Kai Kee Restaurant, Tsim Sha Tsui, Hong Kong

The final day of my holiday had arrived and I wanted to have one roast meat feast before heading off for the airport.

I wanted to try somewhere new that I’d walked past a number of times in the Tsim Sha Tsui area and so I found myself walking into Kai Kee Restaurant on Prat Avenue.

Arriving around 11am thinking that I’d have a brunch of BBQ meat before heading out on the town for the rest of the day, I was sadly told that I could only order the breakfast menu until 11:30, my heart sank a little but it was quickly pointed out that there was one meat dish on this menu… roast goose leg!

For breakfast I had a set menu of roast goose leg, rice and a soup, and I ordered a coffee.

The coffee came out first, I don’t know if it was instant coffee or from a machine but it wasn’t the best although it did taste like coffee which I needed.

Soon I had the goose leg, rice and soup on the table in front of me and I dived in.

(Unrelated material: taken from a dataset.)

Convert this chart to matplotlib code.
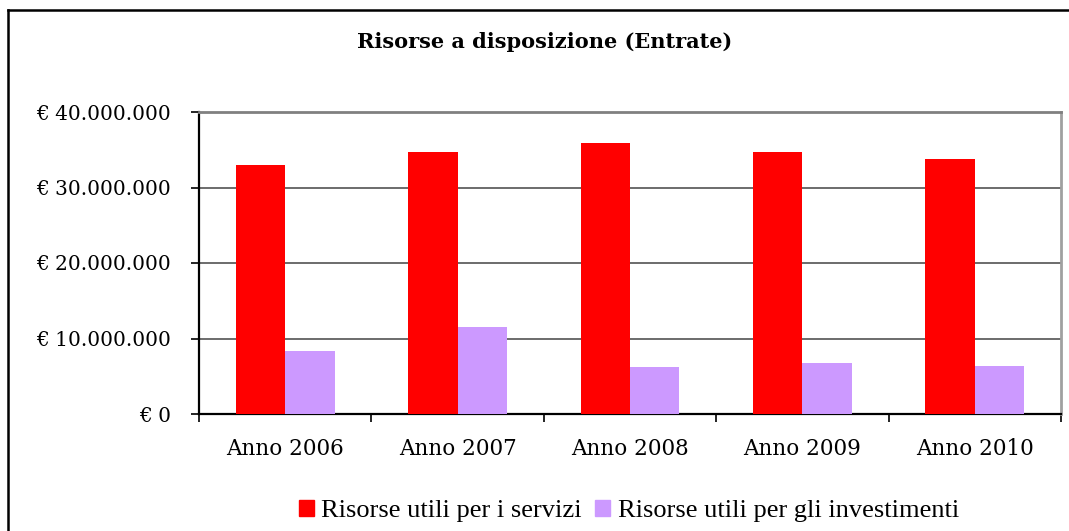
#!/usr/bin/env python3

import numpy as np
import matplotlib.pyplot as plt
from matplotlib.patches import Patch
from matplotlib.lines import Line2D
from matplotlib.ticker import FuncFormatter

anni = ["Anno 2006", "Anno 2007", "Anno 2008", "Anno 2009", "Anno 2010"]
servizi = [33000000, 34700000, 35900000, 34700000, 33800000]
investimenti = [8300000, 11500000, 6200000, 6750000, 6400000]

rosso = "#ff0000"
lilla = "#cc99ff"

W, H = 1069, 531
fig = plt.figure(figsize=(W / 100, H / 100), dpi=100)
ax = fig.add_axes([199 / W, 1 - 414 / H, (1061 - 199) / W, (414 - 112) / H])

x = np.arange(len(anni))
bw = 0.287
ax.bar(x - bw / 2, servizi, bw, color=rosso, zorder=3)
ax.bar(x + bw / 2, investimenti, bw, color=lilla, zorder=3)

ax.set_xlim(-0.5, len(anni) - 0.5)
ax.set_ylim(0, 40000000)
ax.set_yticks(np.arange(0, 40000001, 10000000))
ax.yaxis.set_major_formatter(FuncFormatter(lambda v, p: "€ " + f"{int(v):,}".replace(",", ".")))
ax.yaxis.grid(True, color="#606060", linewidth=1.3, zorder=0)

# ticks between categories, labels centred
ax.set_xticks(np.arange(-0.5, len(anni), 1))
ax.set_xticklabels([])
ax.set_xticks(x, minor=True)
ax.set_xticklabels(anni, minor=True, family="DejaVu Serif", fontsize=15.5)
ax.tick_params(axis="x", which="minor", length=0, pad=17)
ax.tick_params(axis="x", which="major", length=6, width=1.2, direction="out")
ax.tick_params(axis="y", length=6, width=1.2, direction="out", pad=14)
for t in ax.get_yticklabels():
    t.set_family("DejaVu Serif")
    t.set_fontsize(14.5)

ax.spines["left"].set_color("black")
ax.spines["bottom"].set_color("black")
ax.spines["left"].set_linewidth(1.6)
ax.spines["bottom"].set_linewidth(1.6)
ax.spines["top"].set_color("#808080")
ax.spines["right"].set_color("#a0a0a0")
ax.spines["top"].set_linewidth(2)
ax.spines["right"].set_linewidth(2)

fig.text(545 / W, 1 - 42 / H, "Risorse a disposizione (Entrate)", ha="center", va="center",
         family="DejaVu Serif", fontweight="bold", fontsize=15)

# outer frame (left and top edges visible)
fig.add_artist(Line2D([8 / W, 8 / W], [0, 1 - 10 / H], transform=fig.transFigure, color="black", linewidth=1.8))
fig.add_artist(Line2D([8 / W, 1], [1 - 10 / H, 1 - 10 / H], transform=fig.transFigure, color="black", linewidth=1.8))

handles = [Patch(color=rosso), Patch(color=lilla)]
fig.legend(handles, ["Risorse utili per i servizi", "Risorse utili per gli investimenti"],
           loc="center", bbox_to_anchor=(629 / W, 1 - 511 / H), ncol=2, frameon=False,
           prop={"family": "Liberation Serif", "size": 19}, handlelength=0.55, handleheight=0.55,
           handletextpad=0.3, columnspacing=0.5, borderpad=0)

plt.savefig("out.png", dpi=100)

There’s no really good way to eat a goose leg so I picked it up and gnawed away on it. The rice and the soup rounded out the meal.

All in all I was happy with the meal and would return, but I would head there after 11:30am so I can get a larger selection of meats.

Yat Chui Pavilion Dim Sum, East Tsim Sha Tsui, Hong Kong

Easy to find, right across the road from the Kowloon Shangri-La is Yat Chui Pavilion Dim Sum which is, as the name suggests, a Dim Sum restaurant.

I ate here twice during my brief Hong Kong visit.

The menu is typical Chinese dim sum fare. I only tried a couple of dishes but all were good.

I can recommend the pork and prawn dumplings, as well as the roast pork buns.

Cheap, cheerful and decent service. All round a good place for a good meal.

Fung Ming Yuen, East Tsim Sha Tsui, Hong Kong

Fung Ming Yuen is a typical Chinese eatery in East Tsim Sha Tsui on the ground floor of New Mardarin Plaze Block A overlooking the concrete Centenerary Garden.

It’s certainly not the best food in the area by any stretch of the imagination but it’s OK, not too expensive and have cheap long necks of Tsing Tao.

They do have English on the menu but the staff have very limited spoken English so if you have a question you’re out of luck. I asked what sort of meat was on the mixed meat dish and was told that I’d get whatever the cook gave me! Or atleast that’s what I think was said and what was delivered.

The meat dish was ok apart from the foul Chinese sausage that I just couldn’t stomach – thank god I had the beer to get that taste out of my mouth!

There’re many places within a 5 minute walk from here that will give you a much nicer meal.

Hung Lee Kitchen, Tsim Sha Tsui, Hong Kong

After checking in at Hart Hotel I wanted to revisit a close by restaurant I’d previously visited by the name of Hung Lee Kitchen.

It was probably close on 8 or 8:30pm by the time I walked in. The restaurant was still busy but there were spare seats so I was quickly seated in a booth and given a menu.

I immediately ordered a long neck of Tsing Tao while I decided what I wanted to eat.

By the time my bottle of beer arrived I’d decided to have a combination of crispy roast pork and roast goose with a bowl of white rice.

Quite quickly my dishes arrived and I dived into two of my favorite meats.

Goose is a relatively expensive meat but it’s certainly worth the extra cash.

Hung Lee Kitchen is certainly worth a visit if you like good Chinese food and are in Tsim Sha Tsui.

Ji Biru, Singapore

A search for Craft Beer in Singapore bought up Ji Biru, a Japanese craft beer bar down at [email protected] at 313 Orchard Road.

After my trip to Japan I became partial to Japanese craft beers, so I decided to jump on the train to Somerset station, do a bit of last minute shopping and have a couple of beers.

Ji Biru opens at noon and I think I was the first person in the door.

The beer list is impressive, and bought back memories of my evening in Nagano at James Nagano Beer Market.

While I had a couple of servings of yakitori I tried 3 of the Hitachino beers. I first tried the Hitachino Nest Pale Ale followed by a Hitachino Nest 3C’s Fresh Hop Bitter and finally a Hitachino Nest White Ale.

All of the beers were great tasting and were a great accompaniment for the yakitori.

Prices for both the food and the beers were good – pints of beer being SGD$10.50.